The acquisition of Khoemacau is expected to close in the first half of 2024 and MMG expects it to be immediately accretive to earnings. Khoemacau currently produces up to 65,000 tons of copper ore per year, with plans to double production to 130,000 tons per year. This acquisition will add to MMG's existing copper production, which is expected to exceed 350,000 tons by the end of 2023.
Despite the volatility in copper prices this year, the long-term outlook remains optimistic, driven by increasing demand from renewable energy and electric vehicles. China, in particular, has indicated increased copper purchases in 2023, even amid a weakening trend in traditional industrial consumption.

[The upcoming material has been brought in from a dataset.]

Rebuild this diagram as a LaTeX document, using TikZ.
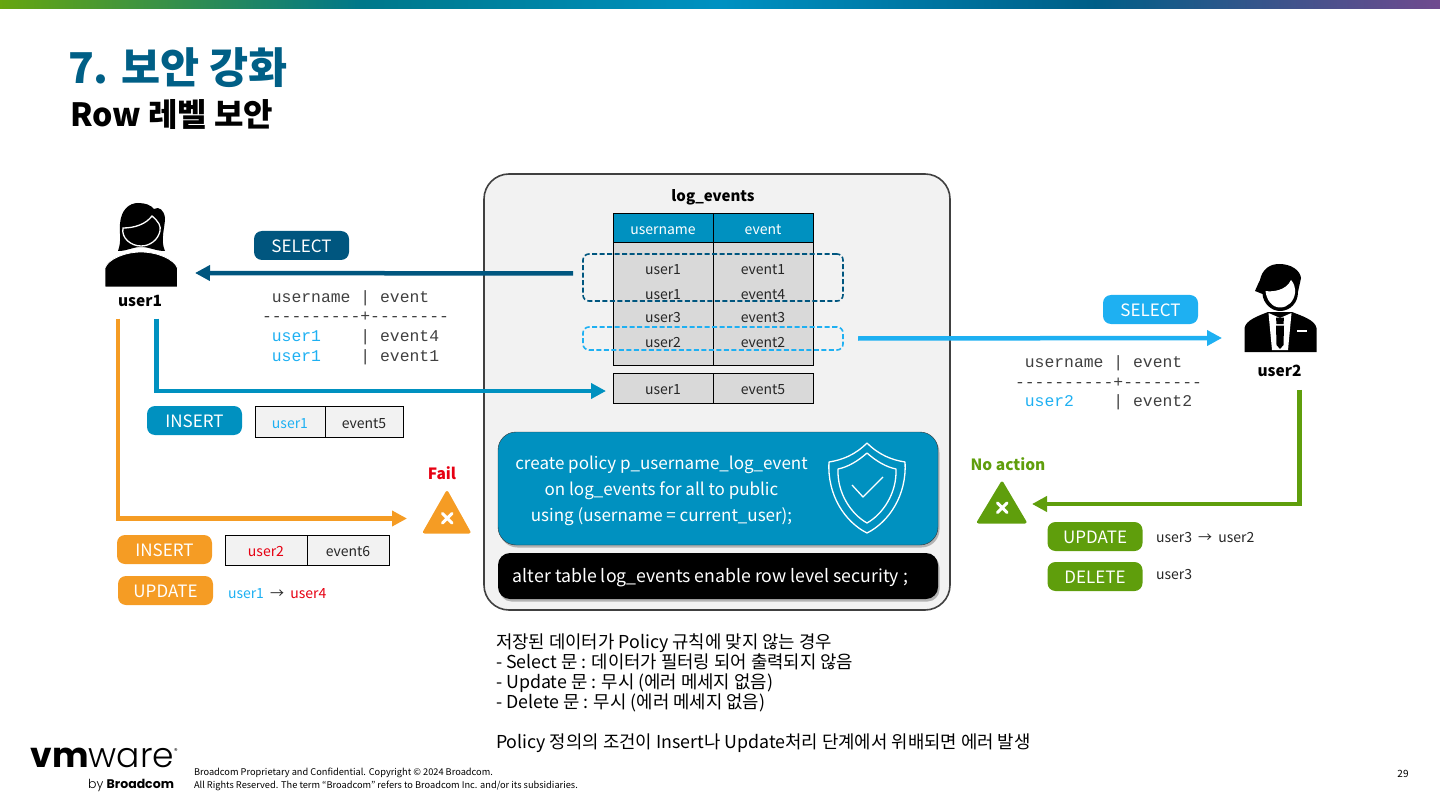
\documentclass[tikz,border=0pt]{standalone}
\usepackage{fontspec}
\setmainfont{Noto Sans CJK KR}
\newfontfamily\resultfont{Liberation Mono}
\newfontfamily\logofont{Poppins}
\newfontfamily\logolight{Poppins Light}
\usetikzlibrary{arrows.meta,positioning,shadows}
\definecolor{titleblue}{HTML}{005F86}
\definecolor{darkblue}{HTML}{00567F}
\definecolor{midblue}{HTML}{0091C0}
\definecolor{lightblue}{HTML}{1EB0F2}
\definecolor{flowgreen}{HTML}{5F9E0C}
\definecolor{floworange}{HTML}{F59C24}
\definecolor{failred}{HTML}{E60012}
\definecolor{textgray}{HTML}{262626}
\pgfdeclarehorizontalshading{barshade}{100bp}{rgb(0bp)=(0.40,0.65,0.06); rgb(25bp)=(0.40,0.65,0.06); rgb(37.5bp)=(0,0.47,0.54); rgb(50bp)=(0,0.57,0.76); rgb(63bp)=(0,0.37,0.53); rgb(75bp)=(0.44,0.29,0.56); rgb(100bp)=(0.44,0.29,0.56)}

\begin{document}
\begin{tikzpicture}[
  x=1pt, y=-1pt,
  every node/.style={inner sep=0pt, outer sep=0pt},
  pill/.style={rectangle, rounded corners=8pt, minimum width=95pt, minimum height=29pt, text=white, text height=15.5pt, text depth=1.5pt, font=\fontsize{17}{20}\selectfont},
  cell/.style={rectangle, draw=black, line width=1pt, fill=gray!10, minimum height=30pt, text height=14pt, text depth=1pt, font=\fontsize{14}{17}\selectfont, text=textgray},
  hdcell/.style={rectangle, draw=black, line width=1pt, fill=midblue, minimum width=100pt, minimum height=29pt, text=white, text height=14pt, text depth=1pt, font=\fontsize{14}{17}\selectfont},
  graycell/.style={rectangle, draw=black, line width=1pt, fill=black!15, minimum width=100pt, text height=14pt, text depth=1pt, font=\fontsize{14}{17}\selectfont, text=textgray},
  rowtxt/.style={minimum width=100pt, minimum height=24pt, text height=14pt, text depth=2pt, font=\fontsize{14}{17}\selectfont, text=textgray},
  hlbox/.style={rectangle, rounded corners=6pt, line width=1.6pt, dash pattern=on 5pt off 2.5pt, minimum width=260pt},
  result/.style={anchor=west, align=left, font=\resultfont\fontsize{16.4}{19.6}\selectfont, text=black!75},
  flow/.style={line width=4.5pt, -{Triangle[length=15pt,width=15pt]}},
  label/.style={font=\bfseries\fontsize{15.5}{18}\selectfont},
  note/.style={anchor=west, font=\fontsize{14}{17}\selectfont, text=textgray},
  warn/.style={line join=round, line width=3pt},
  cross/.style={draw=white, line width=3pt, line cap=round}
]
\useasboundingbox (0,0) rectangle (1440,810);

% Top bar and titles
\shade[shading=barshade] (0,0) rectangle (1440,9);
\node[anchor=base west, font=\bfseries\fontsize{42.5}{50}\selectfont, text=titleblue] (title) at (68,84) {7. 보안 강화};
\node[anchor=base west, font=\bfseries\fontsize{32}{36}\selectfont] (subtitle) at (70,126.5) {Row 레벨 보안};

% Central box
\node[rectangle, draw=black!75, line width=1.6pt, fill=black!5, rounded corners=25pt, minimum width=466pt, minimum height=436pt] (logbox) at (717,392) {};
\node[font=\bfseries\fontsize{15}{18}\selectfont] (tblname) at (713,197) {log\_events};

% Table
\node[hdcell] (hduser) at (663,228.5) {username};
\node[hdcell, right=0pt of hduser] (hdevent) {event};
\node[graycell, below=0pt of hduser, minimum height=122pt] (bduser) {};
\node[graycell, below=0pt of hdevent, minimum height=122pt] (bdevent) {};
\node[rowtxt] (u1) at (663,269) {user1};
\node[rowtxt, below=0pt of u1] (u2) {user1};
\node[rowtxt, below=0pt of u2] (u3) {user3};
\node[rowtxt, below=0pt of u3] (u4) {user2};
\node[rowtxt, right=0pt of u1] (e1) {event1};
\node[rowtxt, right=0pt of u2] (e2) {event4};
\node[rowtxt, right=0pt of u3] (e3) {event3};
\node[rowtxt, right=0pt of u4] (e4) {event2};
\node[graycell, minimum height=30pt] (newuser) at (663,388) {user1};
\node[graycell, minimum height=30pt, right=0pt of newuser] (newevent) {event5};

% Highlights
\node[hlbox, draw=darkblue, minimum height=47pt] (hldark) at (713,277.5) {};
\node[hlbox, draw=lightblue, minimum height=23pt] (hllight) at (713,338.5) {};

% Policy boxes
\node[rectangle, draw=black!80, fill=midblue, rounded corners=18pt, minimum width=440pt, minimum height=113pt, drop shadow={shadow xshift=1.5pt, shadow yshift=-2.5pt, opacity=0.55}] (policy) at (718,488.5) {};
\node[align=center, text=white, font=\fontsize{17}{26}\selectfont] (policytxt) at (661.5,491) {create policy p\_username\_log\_event\\on log\_events for all to public\\using (username = current\_user);};
\node[rectangle, fill=black, rounded corners=12pt, minimum width=440pt, minimum height=46pt, drop shadow={shadow xshift=1.5pt, shadow yshift=-2.5pt, opacity=0.55}] (alter) at (718,576) {};
\node[text=white, font=\fontsize{17.7}{20}\selectfont] (altertxt) at (710.5,578) {alter table log\_events enable row level security ;};

% Shield
\draw[white, line width=1.3pt, line join=round] (867,443) .. controls (855,455) and (842,460) .. (829,462) .. controls (827,495) and (845,522) .. (867,533) .. controls (889,522) and (907,495) .. (905,462) .. controls (892,460) and (879,455) .. (867,443) -- cycle;
\draw[white, line width=1.3pt, line join=round] (867,453) .. controls (858,461) and (848,467) .. (838,469) .. controls (837,493) and (851,514) .. (867,523) .. controls (883,514) and (897,493) .. (896,469) .. controls (886,467) and (876,461) .. (867,453) -- cycle;
\draw[white, line width=1.3pt, line join=round] (852,485) -- (863,497) -- (883,477);

% user1 icon
\fill[black] (118,251) .. controls (122,240) and (119,232) .. (120,224) .. controls (121,210) and (129,203) .. (138,203) .. controls (145,203) and (151,205) .. (154,209) .. controls (159,206) and (164,210) .. (165,218) .. controls (165,228) and (160,240) .. (165,251) .. controls (155,251) and (150,247) .. (141,247) .. controls (132,247) and (128,251) .. (118,251) -- cycle;
\draw[white, line width=1.3pt] (123,228) .. controls (135,228) and (146,224) .. (152,216) .. controls (159,222) and (161,226) .. (160,231) .. controls (158,240) and (150,246) .. (141,246) .. controls (131,246) and (121,238) .. (123,228) -- cycle;
\fill[black, draw=white, line width=0.8pt] (105,287) -- (105,268) .. controls (108,259) and (125,252) .. (141,252) .. controls (157,252) and (174,259) .. (177.5,268) -- (177.5,287) -- cycle;
\node[label] (user1) at (140,301) {user1};

% user2 icon
\fill[black] (1255,291) .. controls (1258,284) and (1259,282) .. (1260,280) .. controls (1262,270) and (1269,264) .. (1279,264) .. controls (1291,264) and (1300,270) .. (1301,278) .. controls (1300,283) and (1299,287) .. (1298,292) .. controls (1298,303) and (1290,311) .. (1280,311) .. controls (1271,311) and (1263,303) .. (1262.5,294) -- cycle;
\fill[white] (1265.5,291) .. controls (1272,292) and (1286,291) .. (1291,280) .. controls (1294,283) and (1295.5,288) .. (1295,293) .. controls (1294,301) and (1288,307.5) .. (1280,307.5) .. controls (1272,307.5) and (1266.5,300) .. (1265.5,291) -- cycle;
\fill[black] (1244.5,352) -- (1244.5,328) .. controls (1246,320) and (1258,316) .. (1268,312) -- (1292,312) .. controls (1302,316) and (1315,320) .. (1316.5,328) -- (1316.5,352) -- cycle;
\fill[white] (1268.5,313) -- (1280,318) -- (1291.5,313) -- (1288,350) -- (1272,350) -- cycle;
\fill[black] (1276,317.5) -- (1284,317.5) -- (1283.5,324) -- (1276.5,324) -- cycle;
\fill[black] (1276,325.5) -- (1284,325.5) -- (1283.5,345) -- (1280,349) -- (1276.5,345) -- cycle;
\draw[white, line width=2pt] (1297,331) -- (1307,331);
\node[label] (user2) at (1279.5,371) {user2};

% Arrows
\draw[flow, darkblue] ([xshift=-10pt,yshift=4pt]hldark.west) -- (195,273);
\draw[flow, lightblue] ([xshift=15pt]hllight.east) -- (1222,338);
\draw[flow, midblue] ([xshift=16.5pt,yshift=-12pt]user1.south) |- ([xshift=-7pt,yshift=-3pt]newuser.west);
\draw[flow, floworange] ([xshift=-22pt,yshift=-12pt]user1.south) |- (407,518.5);
\draw[flow, flowgreen] ([xshift=20pt,yshift=-13pt]user2.south) |- (1032,504);

% user1 labels
\node[pill, fill=darkblue] (sel1) at (301.5,245.5) {SELECT};
\node[result] (res1) at (262,327.5) {\ username | event\\----------+--------\\\ \textcolor{lightblue}{user1}\ \ \ \ | event4\\\ \textcolor{lightblue}{user1}\ \ \ \ | event1};
\node[pill, fill=midblue] (ins1) at (194.5,420.5) {INSERT};
\node[cell, minimum width=70pt, minimum height=31pt, text=lightblue] (insuser1) at (290,421.5) {user1};
\node[cell, minimum width=78pt, minimum height=31pt, right=0pt of insuser1] (insevent1) {event5};

% Fail
\node[font=\bfseries\fontsize{15.5}{18}\selectfont, text=failred] (fail) at (442,473) {Fail};
\fill[floworange, draw=floworange, warn] (447,492.5) -- (424.5,532) -- (469,532) -- cycle;
\draw[cross] (442.5,513.5) -- (452,523) (452,513.5) -- (442.5,523);
\node[pill, fill=floworange] (ins2) at (164.5,549.5) {INSERT};
\node[cell, minimum width=82pt, text=failred] (insuser2) at (266,550) {user2};
\node[cell, minimum width=82pt, right=0pt of insuser2] (insevent2) {event6};
\node[pill, fill=floworange] (upd1) at (165.5,590.5) {UPDATE};
\node[note] (upd1txt) at (228,594) {\textcolor{lightblue}{user1}\hspace{3pt} → \hspace{3pt}\textcolor{failred}{user4}};

% user2 labels
\node[pill, fill=lightblue] (sel2) at (1150.5,309.5) {SELECT};
\node[result] (res2) at (1015,383) {\ username | event\\----------+--------\\\ \textcolor{lightblue}{user2}\ \ \ \ | event2};

% No action
\node[font=\bfseries\fontsize{15.5}{18}\selectfont, text=flowgreen] (noaction) at (1008,464) {No action};
\fill[flowgreen, draw=flowgreen, warn] (1002,483) -- (978.5,522) -- (1025,522) -- cycle;
\draw[cross] (997.5,503) -- (1007,512.5) (1007,503) -- (997.5,512.5);
\node[pill, fill=flowgreen] (upd2) at (1095,536.5) {UPDATE};
\node[note] (upd2txt) at (1156,538) {user3\hspace{3pt} → \hspace{3pt}user2};
\node[pill, fill=flowgreen] (del2) at (1095,576.5) {DELETE};
\node[note] (del2txt) at (1156,575) {user3};

% Notes
\node[anchor=north west, align=left, font=\fontsize{17.8}{20}\selectfont] (rules) at (496,634) {저장된 데이터가 Policy 규칙에 맞지 않는 경우\\- Select 문 : 데이터가 필터링 되어 출력되지 않음\\- Update 문 : 무시 (에러 메세지 없음)\\- Delete 문 : 무시 (에러 메세지 없음)\\[20pt]Policy 정의의 조건이 Insert나 Update처리 단계에서 위배되면 에러 발생};

% Footer
\node[anchor=base east, font=\logofont\fontsize{34.5}{36}\selectfont] (logo) at (174,767) {\textbf{vm}{\logolight ware}};
\node[anchor=base west, font=\logofont\fontsize{7}{8}\selectfont] (reg) at (174,753) {®};
\node[anchor=base east, font=\logofont\fontsize{12.5}{14}\selectfont] (by) at (174,788) {{\logolight by} \textbf{Broadcom}};
\node[anchor=west, align=left, font=\fontsize{9.25}{13}\selectfont] (legal) at (194,779) {Broadcom Proprietary and Confidential. Copyright © 2024 Broadcom.\\All Rights Reserved. The term “Broadcom” refers to Broadcom Inc. and/or its subsidiaries.};
\node[font=\fontsize{10}{12}\selectfont] (pageno) at (1403,774) {29};
\end{tikzpicture}
\end{document}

In addition to the $1.9 billion acquisition sum, MMG will be responsible for the mine's expansion costs, which are estimated to be between $700,000 and $800,000, according to an investor presentation. While some experts consider the valuation to be "reasonably full," it is in line with MMG's overarching strategy to expand its presence in Africa.
MMG Ltd., headquartered in Melbourne, Australia, has been a major player in the global mining sector for more than a decade. The company's previous acquisition of the Las Bambas mine in Peru in 2014 positioned it as a major player, despite occasional challenges such as community disputes. This latest move to invest in Africa follows a broader industry trend, with operational complexities in traditional copper-rich regions such as Chile and Peru prompting companies to explore new opportunities.
Khoemacau is located in the Kalahari Copper Belt, which extends from northwestern Botswana to western Namibia and is considered a promising region for copper supply. Other Chinese companies participated in the bidding process for the mine, including Zijin Mining Group Co. and Aluminum Corporation of China (Chinalco). Australian miner South32 Ltd. also reportedly considered a bid earlier this year, but found the investment "a little too rich for our blood," CEO Graham Kerr said in August.